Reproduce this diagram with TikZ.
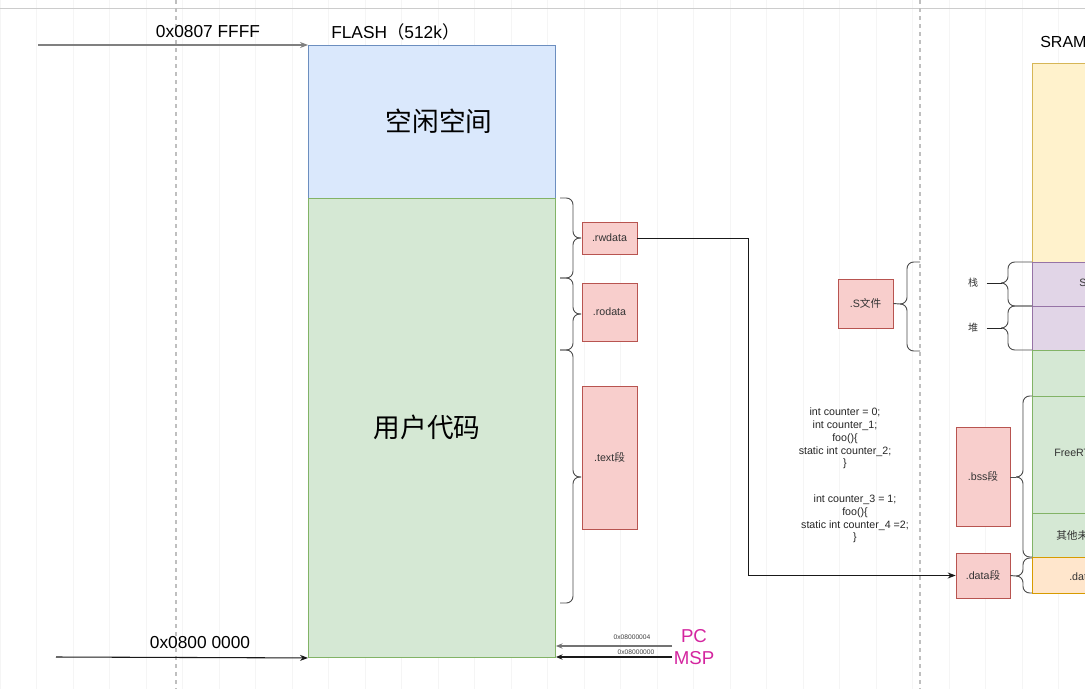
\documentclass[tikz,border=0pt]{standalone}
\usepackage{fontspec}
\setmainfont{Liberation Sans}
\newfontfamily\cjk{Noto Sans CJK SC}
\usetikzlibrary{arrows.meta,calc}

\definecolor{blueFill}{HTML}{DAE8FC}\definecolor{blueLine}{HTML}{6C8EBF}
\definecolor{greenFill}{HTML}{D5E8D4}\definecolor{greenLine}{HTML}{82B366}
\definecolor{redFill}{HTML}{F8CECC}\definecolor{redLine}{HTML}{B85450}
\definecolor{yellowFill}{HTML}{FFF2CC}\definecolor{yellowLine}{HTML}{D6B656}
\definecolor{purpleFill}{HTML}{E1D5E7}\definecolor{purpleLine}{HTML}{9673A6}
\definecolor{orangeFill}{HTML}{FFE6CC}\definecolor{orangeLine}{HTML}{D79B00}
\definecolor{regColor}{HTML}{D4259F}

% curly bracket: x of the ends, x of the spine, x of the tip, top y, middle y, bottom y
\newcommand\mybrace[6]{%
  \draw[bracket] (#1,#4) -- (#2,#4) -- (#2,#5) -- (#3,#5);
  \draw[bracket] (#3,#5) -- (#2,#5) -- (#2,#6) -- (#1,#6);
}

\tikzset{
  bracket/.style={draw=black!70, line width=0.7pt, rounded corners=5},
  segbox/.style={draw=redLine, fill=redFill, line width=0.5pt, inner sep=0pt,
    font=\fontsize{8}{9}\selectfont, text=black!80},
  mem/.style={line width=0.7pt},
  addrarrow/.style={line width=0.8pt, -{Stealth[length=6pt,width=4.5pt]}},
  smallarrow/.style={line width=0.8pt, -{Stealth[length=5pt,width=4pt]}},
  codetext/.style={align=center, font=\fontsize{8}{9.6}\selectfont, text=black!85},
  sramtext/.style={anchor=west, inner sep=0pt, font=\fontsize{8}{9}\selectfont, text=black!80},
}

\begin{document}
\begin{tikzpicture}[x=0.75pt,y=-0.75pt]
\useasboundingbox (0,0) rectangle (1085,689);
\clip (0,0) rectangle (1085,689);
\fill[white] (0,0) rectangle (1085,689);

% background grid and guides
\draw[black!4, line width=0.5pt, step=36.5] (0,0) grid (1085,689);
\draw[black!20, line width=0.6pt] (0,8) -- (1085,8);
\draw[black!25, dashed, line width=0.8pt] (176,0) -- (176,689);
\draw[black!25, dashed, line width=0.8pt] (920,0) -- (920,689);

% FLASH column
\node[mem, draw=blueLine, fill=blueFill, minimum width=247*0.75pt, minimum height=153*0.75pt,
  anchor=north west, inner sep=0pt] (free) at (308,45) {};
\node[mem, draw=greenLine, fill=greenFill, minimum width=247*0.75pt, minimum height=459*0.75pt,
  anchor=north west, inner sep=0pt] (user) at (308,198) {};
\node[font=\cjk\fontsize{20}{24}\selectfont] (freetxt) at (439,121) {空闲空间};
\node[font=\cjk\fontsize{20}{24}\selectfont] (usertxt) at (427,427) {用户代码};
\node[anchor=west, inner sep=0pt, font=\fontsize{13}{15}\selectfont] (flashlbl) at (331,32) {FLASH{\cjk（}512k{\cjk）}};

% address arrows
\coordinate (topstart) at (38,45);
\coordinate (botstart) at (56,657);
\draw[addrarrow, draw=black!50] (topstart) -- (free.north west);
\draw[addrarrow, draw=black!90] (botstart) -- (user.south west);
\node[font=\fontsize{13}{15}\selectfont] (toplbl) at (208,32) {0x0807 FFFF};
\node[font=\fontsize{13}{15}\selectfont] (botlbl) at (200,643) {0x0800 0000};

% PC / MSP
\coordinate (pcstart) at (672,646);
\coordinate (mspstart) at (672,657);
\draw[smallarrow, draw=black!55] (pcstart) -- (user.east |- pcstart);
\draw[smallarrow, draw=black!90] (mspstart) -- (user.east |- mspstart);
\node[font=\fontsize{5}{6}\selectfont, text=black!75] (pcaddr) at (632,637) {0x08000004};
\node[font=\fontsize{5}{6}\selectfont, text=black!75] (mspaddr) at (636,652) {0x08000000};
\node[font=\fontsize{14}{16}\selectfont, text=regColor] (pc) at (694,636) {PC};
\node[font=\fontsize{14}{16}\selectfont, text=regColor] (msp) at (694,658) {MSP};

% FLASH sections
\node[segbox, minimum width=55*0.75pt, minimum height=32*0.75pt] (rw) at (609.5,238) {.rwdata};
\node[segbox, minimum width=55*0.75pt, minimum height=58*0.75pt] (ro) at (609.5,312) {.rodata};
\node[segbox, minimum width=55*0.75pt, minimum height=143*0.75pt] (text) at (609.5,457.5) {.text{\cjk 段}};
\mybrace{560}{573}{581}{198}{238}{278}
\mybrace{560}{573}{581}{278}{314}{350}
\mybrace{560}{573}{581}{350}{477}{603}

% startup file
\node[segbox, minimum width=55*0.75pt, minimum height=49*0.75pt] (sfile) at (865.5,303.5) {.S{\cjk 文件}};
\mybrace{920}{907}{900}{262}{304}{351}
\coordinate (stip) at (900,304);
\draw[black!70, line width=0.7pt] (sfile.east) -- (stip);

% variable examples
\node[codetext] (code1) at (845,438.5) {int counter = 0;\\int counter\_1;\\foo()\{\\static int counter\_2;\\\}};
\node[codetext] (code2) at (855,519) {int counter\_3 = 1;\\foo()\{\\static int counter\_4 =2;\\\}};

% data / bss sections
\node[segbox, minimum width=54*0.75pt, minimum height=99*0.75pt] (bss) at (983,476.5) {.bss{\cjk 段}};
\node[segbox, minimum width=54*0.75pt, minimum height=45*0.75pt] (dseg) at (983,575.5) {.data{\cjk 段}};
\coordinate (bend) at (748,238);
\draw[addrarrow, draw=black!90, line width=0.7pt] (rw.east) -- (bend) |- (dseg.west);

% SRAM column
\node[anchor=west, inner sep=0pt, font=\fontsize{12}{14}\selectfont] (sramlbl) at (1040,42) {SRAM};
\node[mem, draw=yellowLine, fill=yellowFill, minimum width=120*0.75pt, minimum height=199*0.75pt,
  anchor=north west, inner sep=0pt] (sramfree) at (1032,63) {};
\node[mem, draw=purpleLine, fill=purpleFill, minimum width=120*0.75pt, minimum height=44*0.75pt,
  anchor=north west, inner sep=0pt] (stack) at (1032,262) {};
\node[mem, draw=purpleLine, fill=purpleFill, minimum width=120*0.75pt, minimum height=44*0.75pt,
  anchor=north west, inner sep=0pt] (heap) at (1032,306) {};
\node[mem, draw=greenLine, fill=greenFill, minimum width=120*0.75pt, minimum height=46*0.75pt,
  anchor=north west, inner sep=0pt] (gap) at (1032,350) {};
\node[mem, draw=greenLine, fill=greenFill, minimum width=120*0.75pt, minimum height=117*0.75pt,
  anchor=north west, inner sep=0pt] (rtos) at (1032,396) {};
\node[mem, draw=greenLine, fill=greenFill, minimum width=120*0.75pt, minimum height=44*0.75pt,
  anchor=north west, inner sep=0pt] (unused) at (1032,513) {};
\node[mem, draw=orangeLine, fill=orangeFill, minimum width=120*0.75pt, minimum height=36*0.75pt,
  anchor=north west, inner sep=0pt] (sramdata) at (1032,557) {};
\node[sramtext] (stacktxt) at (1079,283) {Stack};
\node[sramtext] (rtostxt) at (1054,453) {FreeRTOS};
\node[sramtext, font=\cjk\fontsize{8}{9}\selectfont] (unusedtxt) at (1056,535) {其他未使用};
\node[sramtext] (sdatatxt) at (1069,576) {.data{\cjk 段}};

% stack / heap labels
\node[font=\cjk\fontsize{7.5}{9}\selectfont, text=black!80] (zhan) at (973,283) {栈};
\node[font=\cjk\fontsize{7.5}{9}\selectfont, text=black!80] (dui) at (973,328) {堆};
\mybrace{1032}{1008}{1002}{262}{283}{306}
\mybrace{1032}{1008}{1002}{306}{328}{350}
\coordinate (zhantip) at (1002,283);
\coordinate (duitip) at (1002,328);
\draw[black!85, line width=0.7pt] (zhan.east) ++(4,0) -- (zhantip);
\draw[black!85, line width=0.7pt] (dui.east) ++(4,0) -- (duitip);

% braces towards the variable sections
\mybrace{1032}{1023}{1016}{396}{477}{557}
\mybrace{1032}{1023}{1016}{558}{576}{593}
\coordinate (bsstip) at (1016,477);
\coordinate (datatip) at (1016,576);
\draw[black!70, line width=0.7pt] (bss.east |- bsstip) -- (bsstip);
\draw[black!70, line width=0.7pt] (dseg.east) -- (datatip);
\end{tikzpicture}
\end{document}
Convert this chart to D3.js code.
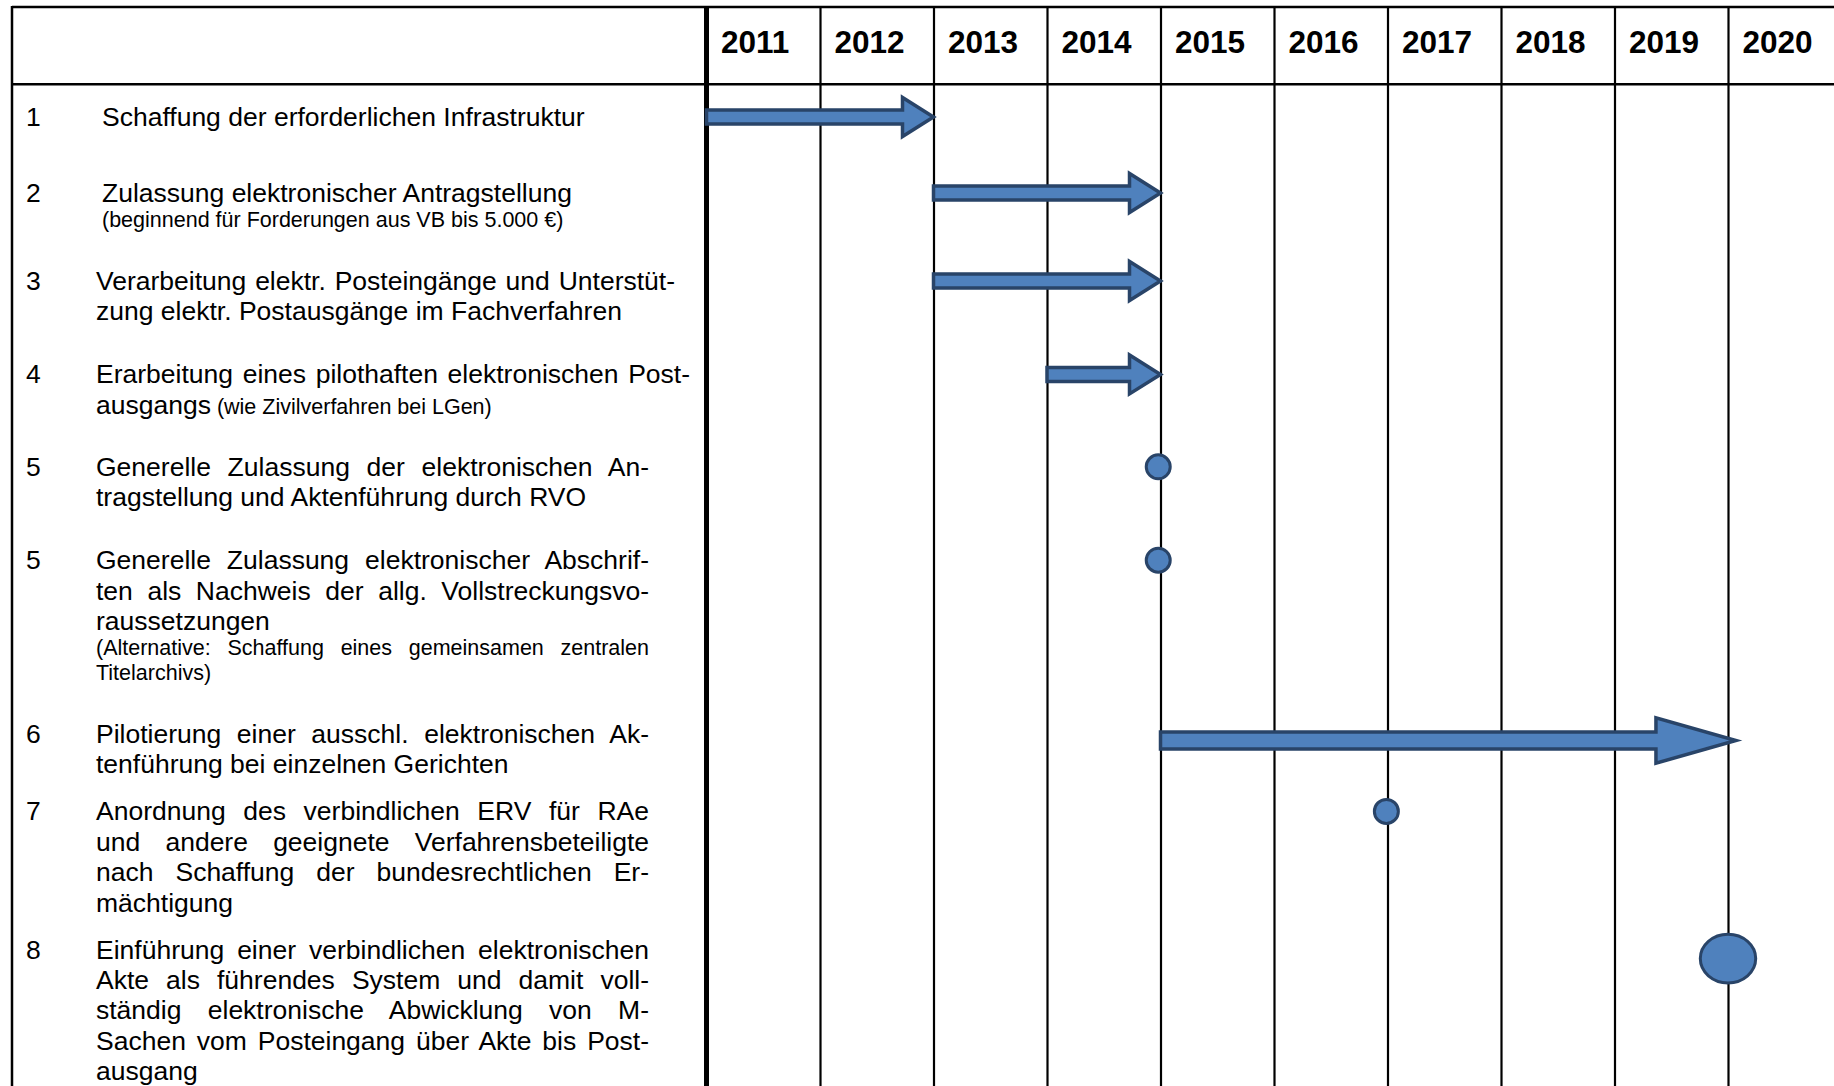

**Brief**: Determine how many lines include the string "this". Give no answer but the number.

**Result below**: 2